Thursday, 24 July 2014
We grow runner beans every year and normally get a good crop. We grow broad beans most years and normally get a reasonable crop. This year, we have attempted to grow both. And both have been a disaster. The runner beans did not sprout. The broad beans seemed fine but after flowering they started to die back. We aren't sure what is the cause.
The broad beans were in planter bags in the back garden but we are going to pull them out and use the bags for a late potato crop.
Talking of which, on the main allotment, the hens have broken into one the the potato beds and eaten most of the leaves from the potato plants. Tomorrow we are going to have to put a cage over them to protect them.
I moved our latest batch of ducklings to the allotment on Monday. They have settled in but do not stray far from the duck enclosure in which we lock all the ducks each evening to keep them away from the foxes. They have however discovered the pond next to the enclosure and have made good use of it.
Meanwhile, the eggs I placed under a brooding hen are due to hatch shortly. I checked the eggs tonight and could hear chirping coming from one of them. Fingers crossed that we'll have a successful hatching, unlike last year when our attempt to brood eggs under a hen rather than in an incubator was a total failure.
Monday, 21 July 2014
On Friday we took delivery of our latest Tamworth pig from the slaughterhouse. We asked that some of the sausage meat be made into sausages and last night we tested them by having them for dinner! Not unexpectedly, they get a thumbs up from us. The potatoes came as part of a swap from another allotment holder. His new potatoes are well ahead of our. The peas sadly were a product from the freezer and initially came from a supermarket, not from the garden.
For dessert, we had strawberries pick fresh from the planters on the patio. The ice cream, sadly (again) was from the supermarket and therefore was the end result of an industrial production system. However, all is not lost. Tonight we will be looking at a golden guernsey milking goat that is for sale. According to the owner, she produces 3 litres of milk a day. (Our two existing goats are pygmies so cannot be used for milk production.) That will leave us awash with milk so we will be looking for lots of ways to use it up. Goats milk ice cream is something we are actively considering making.
Sunday, 20 July 2014
Hooray! At last, the quail house was finally ready to occupy today. The hutch that has housed the 5 outside birds went into the back of the land rover, along with the new hutch made from an old cupboard, for the very short trip to the allotment.

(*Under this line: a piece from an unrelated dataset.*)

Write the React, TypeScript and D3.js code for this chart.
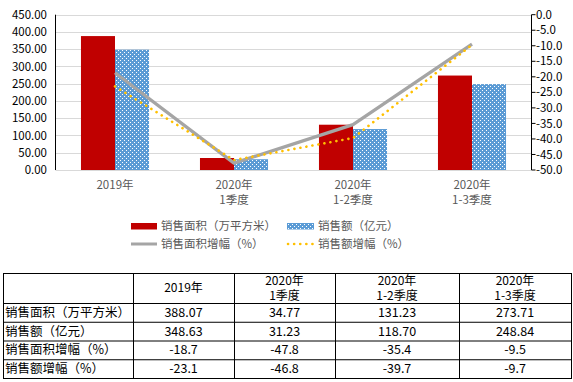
import React from "react";
import * as d3 from "d3";

const categories = ["2019年", "2020年\n1季度", "2020年\n1-2季度", "2020年\n1-3季度"];
const salesArea = [388.07, 34.77, 131.23, 273.71];
const salesAmount = [348.63, 31.23, 118.7, 248.84];
const areaGrowth = [-18.7, -47.8, -35.4, -9.5];
const amountGrowth = [-23.1, -46.8, -39.7, -9.7];
const leftTicks = [0, 50, 100, 150, 200, 250, 300, 350, 400, 450];
const rightTicks = [0, -5, -10, -15, -20, -25, -30, -35, -40, -45, -50];
const seriesNames = ["销售面积（万平方米）", "销售额（亿元）", "销售面积增幅（%）", "销售额增幅（%）"];

const FONT = "'Noto Sans CJK SC', 'Noto Sans', sans-serif";
const RED = "#C00000";
const BLUE = "#5B9BD5";
const GRAY = "#A5A5A5";
const YELLOW = "#FFC000";

export default function App() {
  const x0 = 55.5, x1 = 531.5, yTop = 14.7, yBot = 170;
  const x = d3.scaleBand<number>().domain(d3.range(categories.length)).range([x0, x1]).padding(0);
  const yL = d3.scaleLinear().domain([0, 450]).range([yBot, yTop]);
  const yR = d3.scaleLinear().domain([-50, 0]).range([yBot, yTop]);
  const bw = x.bandwidth() * 0.286;
  const cx = (i: number) => (x(i) as number) + x.bandwidth() / 2;

  const lineA = d3.line<number>().x((_, i) => cx(i)).y((d) => yR(d))(areaGrowth) || "";
  const lineB = d3.line<number>().x((_, i) => cx(i)).y((d) => yR(d))(amountGrowth) || "";

  // table layout
  const colX = [3, 133, 234, 335, 459, 571];
  const rowY = [273, 303, 321.75, 340.5, 359.25, 378];
  const rows = [salesArea.map((v) => v.toFixed(2)), salesAmount.map((v) => v.toFixed(2)), areaGrowth.map((v) => v.toFixed(1)), amountGrowth.map((v) => v.toFixed(1))];

  return (
    <svg width={573} height={382} style={{ position: "absolute", left: 0, top: 0, background: "#fff" }} fontFamily={FONT}>
      <defs>
        <pattern id="dots" width={4} height={4} patternUnits="userSpaceOnUse">
          <rect width={4} height={4} fill={BLUE} />
          <rect x={0} y={0} width={1} height={1} fill="#fff" />
          <rect x={2} y={2} width={1} height={1} fill="#fff" />
        </pattern>
      </defs>
      <rect width={573} height={382} fill="#fff" />
      {/* gridlines */}
      {leftTicks.map((t) => (
        <line key={"g" + t} x1={x0} x2={x1} y1={Math.round(yL(t)) + 0.5} y2={Math.round(yL(t)) + 0.5} stroke="#D9D9D9" strokeWidth={1} />
      ))}
      {/* left axis */}
      <line x1={x0} x2={x0} y1={yTop} y2={yBot} stroke="#000" strokeWidth={1} />
      {leftTicks.map((t) => (
        <text key={"l" + t} x={47} y={yL(t)} dy="0.36em" textAnchor="end" fontSize={11.5} fill="#000">
          {t.toFixed(2)}
        </text>
      ))}
      {/* right axis */}
      <line x1={x1} x2={x1} y1={yTop} y2={yBot} stroke="#000" strokeWidth={1} />
      {rightTicks.map((t) => (
        <g key={"r" + t}>
          <line x1={x1} x2={x1 + 4} y1={yR(t)} y2={yR(t)} stroke="#000" />
          <text x={536} y={yR(t)} dy="0.36em" fontSize={11.5} fill="#000">
            {t.toFixed(1)}
          </text>
        </g>
      ))}
      {/* bars */}
      {salesArea.map((v, i) => (
        <rect key={"a" + i} x={cx(i) - bw} y={yL(v)} width={bw} height={yBot - yL(v)} fill={RED} />
      ))}
      {salesAmount.map((v, i) => (
        <rect key={"b" + i} x={cx(i)} y={yL(v)} width={bw} height={yBot - yL(v)} fill="url(#dots)" />
      ))}
      {/* lines */}
      <path d={lineA} fill="none" stroke={GRAY} strokeWidth={3.3} strokeLinejoin="round" />
      <path d={lineB} fill="none" stroke={YELLOW} strokeWidth={2.6} strokeLinecap="round" strokeDasharray="0.1 6" />
      {/* category labels */}
      {categories.map((c, i) =>
        c.split("\n").map((s, j) => (
          <text key={"c" + i + j} x={cx(i)} y={185 + j * 14.5} dy="0.36em" textAnchor="middle" fontSize={11.5} fill="#595959">
            {s}
          </text>
        ))
      )}
      {/* legend */}
      <rect x={131} y={223} width={26} height={6.5} fill={RED} />
      <text x={161} y={226} dy="0.36em" fontSize={11.5} fill="#595959">{seriesNames[0]}</text>
      <rect x={287} y={223} width={27} height={6.5} fill="url(#dots)" />
      <text x={318} y={226} dy="0.36em" fontSize={11.5} fill="#595959">{seriesNames[1]}</text>
      <line x1={131} x2={157} y1={244} y2={244} stroke={GRAY} strokeWidth={3} />
      <text x={161} y={244} dy="0.36em" fontSize={11.5} fill="#595959">{seriesNames[2]}</text>
      <line x1={288} x2={313} y1={244} y2={244} stroke={YELLOW} strokeWidth={2.6} strokeLinecap="round" strokeDasharray="0.1 6" />
      <text x={318} y={244} dy="0.36em" fontSize={11.5} fill="#595959">{seriesNames[3]}</text>
      {/* table */}
      {rowY.map((y, i) => (
        <line key={"tr" + i} x1={colX[0]} x2={colX[colX.length - 1]} y1={y + 0.5} y2={y + 0.5} stroke="#000" />
      ))}
      {colX.map((cxv, i) => (
        <line key={"tc" + i} x1={cxv + 0.5} x2={cxv + 0.5} y1={rowY[0]} y2={rowY[rowY.length - 1] + 1} stroke="#000" />
      ))}
      {categories.map((c, i) => {
        const parts = c.split("\n");
        const mid = (colX[i + 1] + colX[i + 2]) / 2;
        const cy = (rowY[0] + rowY[1]) / 2;
        return parts.map((s, j) => (
          <text key={"th" + i + j} x={mid} y={cy + (j - (parts.length - 1) / 2) * 15} dy="0.36em" textAnchor="middle" fontSize={12} fill="#000">
            {s}
          </text>
        ));
      })}
      {rows.map((r, ri) => (
        <g key={"row" + ri}>
          <text x={5} y={(rowY[ri + 1] + rowY[ri + 2]) / 2} dy="0.36em" fontSize={12.5} fill="#000">
            {seriesNames[ri]}
          </text>
          {r.map((v, ci) => (
            <text key={ci} x={(colX[ci + 1] + colX[ci + 2]) / 2} y={(rowY[ri + 1] + rowY[ri + 2]) / 2} dy="0.36em" textAnchor="middle" fontSize={12.5} fill="#000">
              {v}
            </text>
          ))}
        </g>
      ))}
    </svg>
  );
}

The group of 9 birds that had been kept in an indoor cage went into a carrying box. The cage is to remain back at the house and is likely to be used as a brooder box for newly hatched chicks. The two hutches will provide cover and a hideaway for the quail in the quail house.
The birds settled down very quickly into their new accommodation. The two males have not been fighting and most birds spent much of the afternoon dust bathing.
We wondered whether or not the move will affect egg production but, having returned this evening and collected 8 eggs, it seems they are continuing to produce. I will go back shortly to close down the henhouses for the night and will collect any final eggs at that point. As this is a totally enclosed aviary, there will be no need to close up the hutches to protect the birds from predators. The quail will be free to roam around the aviary or go into the hutches throughout the night.
Saturday, 19 July 2014
One of the unfortunate side effects of keeping poultry is that the frogs and toads have disappeared from the allotment. Or so we thought. Tonight when I was closing up the henhouses and netting the duck run, I spotted this toad hopping about beside the pond. I hope for its sake it has wandered off the allotment before the birds are allowed out tomorrow. Chickens in particular can be vicious killers.
We urgently needed space in our various freezers so we have taken out all the bags of lemon skins (we used the lemons initially to make lemon curd) and pig fat. The fat is now being rendered so that we can renew our supply of lard. The fat was mainly bacon rind and the fatty bits of pork joints from our Tamworth pigs. It has all been chopped up and added to a couple of pans with a bit of water over the bottom. Gradually the fat has been liquifying in the heat. Every 15 minutes or so, the fat is drained into a bowl.
Rendering fat in the domestic kitchen is a dying skill. We had to go back to books and government advice leaflets from the war years to work out how to do it.
News got out that I had hatched some ducklings late last month and I had an offer for two of them. So today they went to their new home at the New Sands Allotments in Swalwell. We took part payment in cash but the person buying the ducklings is also going to provide us some fresh mackerel. He goes sea fishing and often has a surplus after a fishing trip. I said we would definitely be interested in having some.
Gooseberry sauce is great to have with mackerel so I must dust down the recipe books and make some. After all, we have lots of gooseberries still to pick on the allotment.